Wardley Hall is an early medieval manor house and a Grade I listed building in the Wardley area of Worsley, Salford. Home to both the Bishop of Salford and the legendary screaming skull, Wardley Hall was built circa 1500 and restored and altered in the 10th century. It is one of the few buildings in the Northwest to be mentioned in the Domesday Book.
The oldest building in Salford still standing today would be the Ordsall Hall, a large former manor house in the historic parish of Ordsall. Built in 1177, the Tudor manor fully restored is listed as grade I. The mansion organises visits and tours, exhibitions, ghost nights, workshops and activities, and many other things.
Salford Museum and Art Gallery, in Peel Park, Salford, Greater Manchester, opened to the public in November 1850 as the Royal Museum and Public Library.
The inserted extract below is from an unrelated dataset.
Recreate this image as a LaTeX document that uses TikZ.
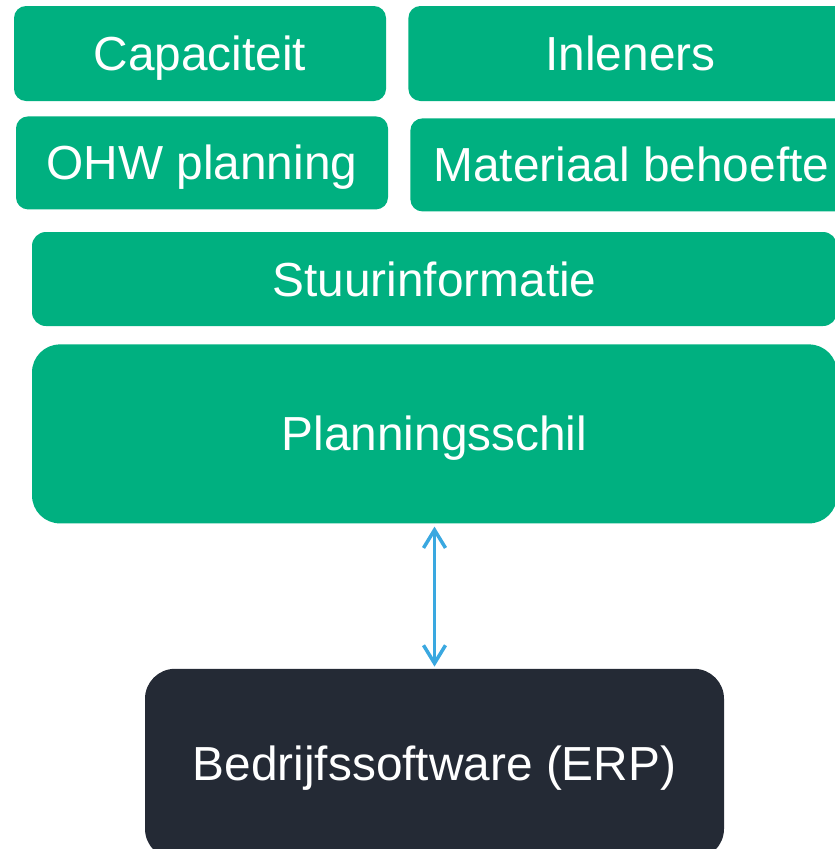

The gallery and museum are devoted to the history of Salford and Victorian art and architecture. The museum displays a remarkable recreation of a typical northern street during Victorian times, you can even dress up in traditional Victorian costumes to get into the spirit.
Getting around the city and surrounding areas is easy once you’re here thanks to the fleet of buses, trams and trains available. The compact nature of the city centre also makes walking a popular choice.
Another popular choice is the free bus (formerly Metroshuttle) which provides a free ‘hop on, hop off’ service linking all of the main rail stations, shopping districts and business areas.
The Metrolink network is one of the most successful light railway systems in the UK. With frequent services there’s no need to worry about a timetable, just head to your nearest stop and the next tram won’t be far away. Metrolink can transport you to popular venues and attractions across the region.
And in addition to the inter-city links, the rail network connects you to the neighbouring towns and districts of Greater Manchester including Ashton-under-Lyne, Bolton, Oldham, Rochdale, Stockport and Wigan.